## BEGIN

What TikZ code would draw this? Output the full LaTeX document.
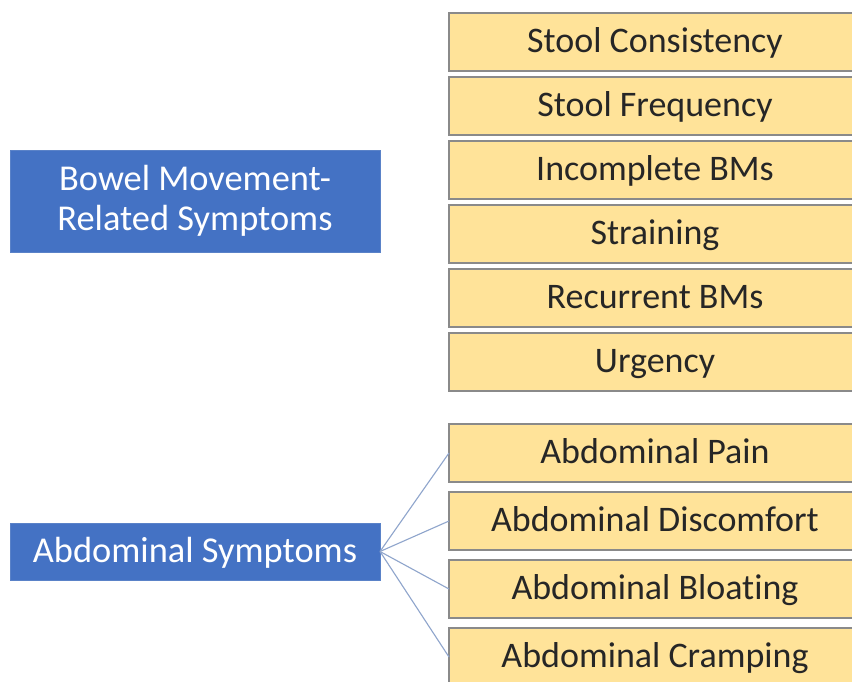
\documentclass[tikz,border=0pt]{standalone}
\usepackage{fontspec}
\setmainfont[Ligatures=NoCommon]{Carlito}
\usepackage{tikz}
\usetikzlibrary{positioning}
\usepackage{xcolor}
\definecolor{Cobalt}{HTML}{4472C4}
\definecolor{CobaltEdge}{HTML}{5A82C8}
\definecolor{Butter}{HTML}{FFE399}
\definecolor{Pewter}{HTML}{8A8A8A}
\definecolor{Ink}{HTML}{262626}
\definecolor{Wire}{HTML}{8FA5CC}
\tikzset{
  group/.style={draw=CobaltEdge, fill=Cobalt, line width=0.6pt, text=white, align=center, inner sep=0pt, outer sep=0pt, minimum width=3.70in, font=\fontsize{26.3}{28.8}\selectfont},
  item/.style={draw=Pewter, fill=Butter, line width=0.9pt, text=Ink, align=center, inner sep=0pt, outer sep=0pt, minimum width=4.12in, minimum height=0.58in, text height=19.5pt, text depth=4pt, font=\fontsize{26}{28}\selectfont},
  wire/.style={draw=Wire, line width=0.8pt}
}

\begin{document}
\begin{tikzpicture}
\fill[white] (0,0) rectangle (8.52in,-6.81in);
\useasboundingbox (0,0) rectangle (8.52in,-6.81in);
% bowel movement group
\node[item] (consist) at (6.55in,-0.42in) {Stool Consistency};
\node[item, below=0.06in of consist] (freq) {Stool Frequency};
\node[item, below=0.06in of freq] (incompl) {Incomplete BMs};
\node[item, below=0.06in of incompl] (strain) {Straining};
\node[item, below=0.06in of strain] (recur) {Recurrent BMs};
\node[item, below=0.06in of recur] (urgency) {Urgency};
\node[group, minimum height=1.02in] (bmgroup) at (1.95in,-2.01in) {Bowel Movement-\\Related Symptoms};
% abdominal group
\node[item, below=0.33in of urgency] (pain) {Abdominal Pain};
\node[item, below=0.10in of pain] (discomf) {Abdominal Discomfort};
\node[item, below=0.10in of discomf] (bloat) {Abdominal Bloating};
\node[item, below=0.10in of bloat] (cramp) {Abdominal Cramping};
\node[group, minimum height=0.57in, text height=19.5pt, text depth=4pt] (abdgroup) at (1.95in,-5.515in) {Abdominal Symptoms};
\foreach \n in {pain,discomf,bloat,cramp} \draw[wire] (abdgroup.east) -- (\n.west);
\end{tikzpicture}
\end{document}
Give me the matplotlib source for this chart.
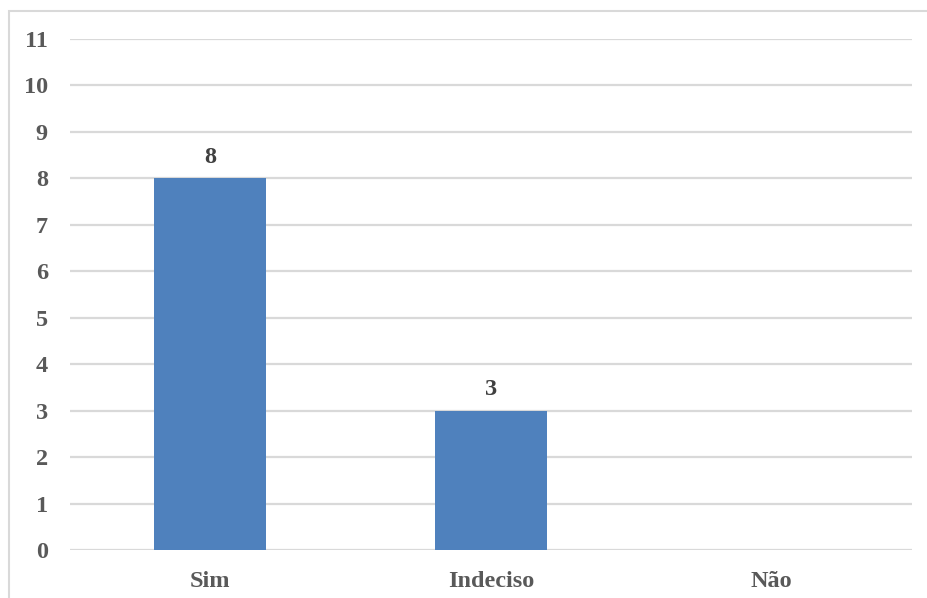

## END

Instruction:
Write out all the entries word for word, but skip any images.

Answer in full:
What TikZ code would draw this? Output the full LaTeX document.
\documentclass[tikz,border=0pt]{standalone}
\usepackage{fontspec}
\setmainfont[Ligatures=NoCommon]{Carlito}
\usepackage{tikz}
\usetikzlibrary{positioning}
\usepackage{xcolor}
\definecolor{Cobalt}{HTML}{4472C4}
\definecolor{CobaltEdge}{HTML}{5A82C8}
\definecolor{Butter}{HTML}{FFE399}
\definecolor{Pewter}{HTML}{8A8A8A}
\definecolor{Ink}{HTML}{262626}
\definecolor{Wire}{HTML}{8FA5CC}
\tikzset{
  group/.style={draw=CobaltEdge, fill=Cobalt, line width=0.6pt, text=white, align=center, inner sep=0pt, outer sep=0pt, minimum width=3.70in, font=\fontsize{26.3}{28.8}\selectfont},
  item/.style={draw=Pewter, fill=Butter, line width=0.9pt, text=Ink, align=center, inner sep=0pt, outer sep=0pt, minimum width=4.12in, minimum height=0.58in, text height=19.5pt, text depth=4pt, font=\fontsize{26}{28}\selectfont},
  wire/.style={draw=Wire, line width=0.8pt}
}

\begin{document}
\begin{tikzpicture}
\fill[white] (0,0) rectangle (8.52in,-6.81in);
\useasboundingbox (0,0) rectangle (8.52in,-6.81in);
% bowel movement group
\node[item] (consist) at (6.55in,-0.42in) {Stool Consistency};
\node[item, below=0.06in of consist] (freq) {Stool Frequency};
\node[item, below=0.06in of freq] (incompl) {Incomplete BMs};
\node[item, below=0.06in of incompl] (strain) {Straining};
\node[item, below=0.06in of strain] (recur) {Recurrent BMs};
\node[item, below=0.06in of recur] (urgency) {Urgency};
\node[group, minimum height=1.02in] (bmgroup) at (1.95in,-2.01in) {Bowel Movement-\\Related Symptoms};
% abdominal group
\node[item, below=0.33in of urgency] (pain) {Abdominal Pain};
\node[item, below=0.10in of pain] (discomf) {Abdominal Discomfort};
\node[item, below=0.10in of discomf] (bloat) {Abdominal Bloating};
\node[item, below=0.10in of bloat] (cramp) {Abdominal Cramping};
\node[group, minimum height=0.57in, text height=19.5pt, text depth=4pt] (abdgroup) at (1.95in,-5.515in) {Abdominal Symptoms};
\foreach \n in {pain,discomf,bloat,cramp} \draw[wire] (abdgroup.east) -- (\n.west);
\end{tikzpicture}
\end{document}
Give me the matplotlib source for this chart.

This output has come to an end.